*WORKING DATA:*
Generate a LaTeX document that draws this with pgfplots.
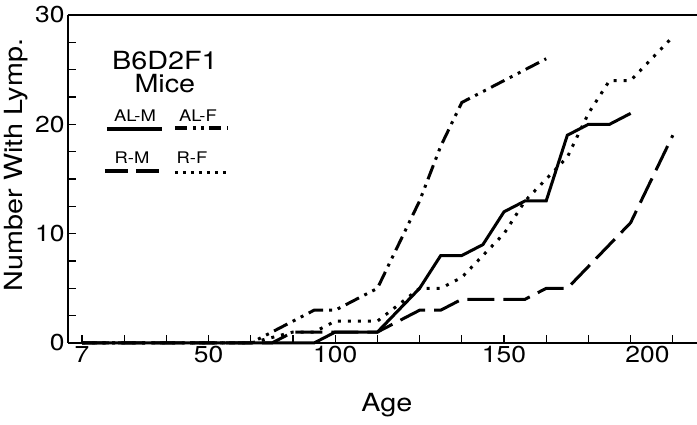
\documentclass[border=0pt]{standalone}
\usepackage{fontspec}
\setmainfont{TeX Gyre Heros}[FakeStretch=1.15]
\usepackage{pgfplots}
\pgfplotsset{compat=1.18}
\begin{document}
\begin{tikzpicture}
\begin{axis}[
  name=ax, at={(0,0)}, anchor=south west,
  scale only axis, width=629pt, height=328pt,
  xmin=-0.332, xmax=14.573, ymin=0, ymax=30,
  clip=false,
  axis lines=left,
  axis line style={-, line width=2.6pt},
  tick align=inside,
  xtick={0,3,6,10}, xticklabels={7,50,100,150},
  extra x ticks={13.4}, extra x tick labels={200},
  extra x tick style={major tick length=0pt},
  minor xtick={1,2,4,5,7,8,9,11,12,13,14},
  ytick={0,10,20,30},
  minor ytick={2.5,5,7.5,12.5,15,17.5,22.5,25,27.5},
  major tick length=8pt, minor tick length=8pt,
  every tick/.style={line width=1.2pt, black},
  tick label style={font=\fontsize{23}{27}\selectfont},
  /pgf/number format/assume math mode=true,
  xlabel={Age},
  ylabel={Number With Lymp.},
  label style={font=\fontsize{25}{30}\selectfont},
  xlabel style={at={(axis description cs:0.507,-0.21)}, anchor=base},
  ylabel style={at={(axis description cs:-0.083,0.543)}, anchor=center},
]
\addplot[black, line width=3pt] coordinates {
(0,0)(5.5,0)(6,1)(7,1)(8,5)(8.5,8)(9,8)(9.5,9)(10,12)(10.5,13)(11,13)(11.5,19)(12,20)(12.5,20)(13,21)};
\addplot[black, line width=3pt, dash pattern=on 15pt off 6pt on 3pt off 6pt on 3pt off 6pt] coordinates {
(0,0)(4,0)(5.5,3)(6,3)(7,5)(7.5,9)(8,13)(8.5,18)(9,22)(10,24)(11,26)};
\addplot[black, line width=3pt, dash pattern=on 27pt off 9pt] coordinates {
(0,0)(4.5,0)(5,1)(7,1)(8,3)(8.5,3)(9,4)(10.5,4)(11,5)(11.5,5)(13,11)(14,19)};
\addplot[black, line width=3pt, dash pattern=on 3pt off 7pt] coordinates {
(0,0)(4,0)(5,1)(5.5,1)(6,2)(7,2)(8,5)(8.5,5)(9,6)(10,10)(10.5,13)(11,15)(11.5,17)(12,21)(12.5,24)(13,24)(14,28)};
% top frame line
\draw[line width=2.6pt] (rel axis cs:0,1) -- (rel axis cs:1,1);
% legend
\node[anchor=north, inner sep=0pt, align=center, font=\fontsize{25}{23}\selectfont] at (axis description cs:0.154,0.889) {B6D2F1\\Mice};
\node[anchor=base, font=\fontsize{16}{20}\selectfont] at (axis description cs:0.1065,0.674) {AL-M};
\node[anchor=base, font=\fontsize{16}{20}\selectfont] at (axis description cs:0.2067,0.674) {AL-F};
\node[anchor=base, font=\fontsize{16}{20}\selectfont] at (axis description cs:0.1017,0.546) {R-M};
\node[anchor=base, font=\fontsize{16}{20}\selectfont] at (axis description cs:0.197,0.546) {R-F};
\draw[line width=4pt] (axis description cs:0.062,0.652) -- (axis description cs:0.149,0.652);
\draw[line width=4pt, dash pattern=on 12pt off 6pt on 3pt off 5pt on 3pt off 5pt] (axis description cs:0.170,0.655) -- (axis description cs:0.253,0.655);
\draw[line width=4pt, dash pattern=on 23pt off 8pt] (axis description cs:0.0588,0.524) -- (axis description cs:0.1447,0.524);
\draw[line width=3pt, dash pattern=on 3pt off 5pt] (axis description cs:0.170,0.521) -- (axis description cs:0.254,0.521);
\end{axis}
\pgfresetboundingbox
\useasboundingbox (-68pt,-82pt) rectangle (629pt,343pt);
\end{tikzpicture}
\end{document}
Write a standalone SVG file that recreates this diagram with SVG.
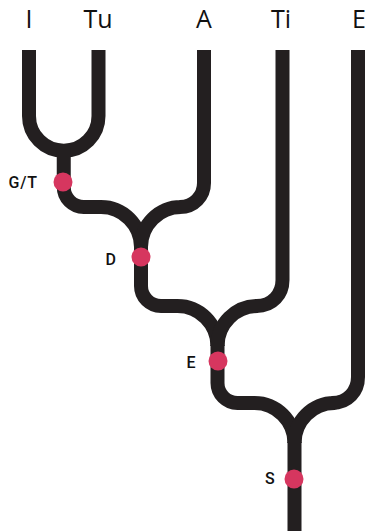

*GIVEN EXERCISE:*
Retype everything in the material word for word, minus pictures.

*RESULT OF THE EXERCISE:*
Generate a LaTeX document that draws this with pgfplots.
\documentclass[border=0pt]{standalone}
\usepackage{fontspec}
\setmainfont{TeX Gyre Heros}[FakeStretch=1.15]
\usepackage{pgfplots}
\pgfplotsset{compat=1.18}
\begin{document}
\begin{tikzpicture}
\begin{axis}[
  name=ax, at={(0,0)}, anchor=south west,
  scale only axis, width=629pt, height=328pt,
  xmin=-0.332, xmax=14.573, ymin=0, ymax=30,
  clip=false,
  axis lines=left,
  axis line style={-, line width=2.6pt},
  tick align=inside,
  xtick={0,3,6,10}, xticklabels={7,50,100,150},
  extra x ticks={13.4}, extra x tick labels={200},
  extra x tick style={major tick length=0pt},
  minor xtick={1,2,4,5,7,8,9,11,12,13,14},
  ytick={0,10,20,30},
  minor ytick={2.5,5,7.5,12.5,15,17.5,22.5,25,27.5},
  major tick length=8pt, minor tick length=8pt,
  every tick/.style={line width=1.2pt, black},
  tick label style={font=\fontsize{23}{27}\selectfont},
  /pgf/number format/assume math mode=true,
  xlabel={Age},
  ylabel={Number With Lymp.},
  label style={font=\fontsize{25}{30}\selectfont},
  xlabel style={at={(axis description cs:0.507,-0.21)}, anchor=base},
  ylabel style={at={(axis description cs:-0.083,0.543)}, anchor=center},
]
\addplot[black, line width=3pt] coordinates {
(0,0)(5.5,0)(6,1)(7,1)(8,5)(8.5,8)(9,8)(9.5,9)(10,12)(10.5,13)(11,13)(11.5,19)(12,20)(12.5,20)(13,21)};
\addplot[black, line width=3pt, dash pattern=on 15pt off 6pt on 3pt off 6pt on 3pt off 6pt] coordinates {
(0,0)(4,0)(5.5,3)(6,3)(7,5)(7.5,9)(8,13)(8.5,18)(9,22)(10,24)(11,26)};
\addplot[black, line width=3pt, dash pattern=on 27pt off 9pt] coordinates {
(0,0)(4.5,0)(5,1)(7,1)(8,3)(8.5,3)(9,4)(10.5,4)(11,5)(11.5,5)(13,11)(14,19)};
\addplot[black, line width=3pt, dash pattern=on 3pt off 7pt] coordinates {
(0,0)(4,0)(5,1)(5.5,1)(6,2)(7,2)(8,5)(8.5,5)(9,6)(10,10)(10.5,13)(11,15)(11.5,17)(12,21)(12.5,24)(13,24)(14,28)};
% top frame line
\draw[line width=2.6pt] (rel axis cs:0,1) -- (rel axis cs:1,1);
% legend
\node[anchor=north, inner sep=0pt, align=center, font=\fontsize{25}{23}\selectfont] at (axis description cs:0.154,0.889) {B6D2F1\\Mice};
\node[anchor=base, font=\fontsize{16}{20}\selectfont] at (axis description cs:0.1065,0.674) {AL-M};
\node[anchor=base, font=\fontsize{16}{20}\selectfont] at (axis description cs:0.2067,0.674) {AL-F};
\node[anchor=base, font=\fontsize{16}{20}\selectfont] at (axis description cs:0.1017,0.546) {R-M};
\node[anchor=base, font=\fontsize{16}{20}\selectfont] at (axis description cs:0.197,0.546) {R-F};
\draw[line width=4pt] (axis description cs:0.062,0.652) -- (axis description cs:0.149,0.652);
\draw[line width=4pt, dash pattern=on 12pt off 6pt on 3pt off 5pt on 3pt off 5pt] (axis description cs:0.170,0.655) -- (axis description cs:0.253,0.655);
\draw[line width=4pt, dash pattern=on 23pt off 8pt] (axis description cs:0.0588,0.524) -- (axis description cs:0.1447,0.524);
\draw[line width=3pt, dash pattern=on 3pt off 5pt] (axis description cs:0.170,0.521) -- (axis description cs:0.254,0.521);
\end{axis}
\pgfresetboundingbox
\useasboundingbox (-68pt,-82pt) rectangle (629pt,343pt);
\end{tikzpicture}
\end{document}
Write a standalone SVG file that recreates this diagram with SVG.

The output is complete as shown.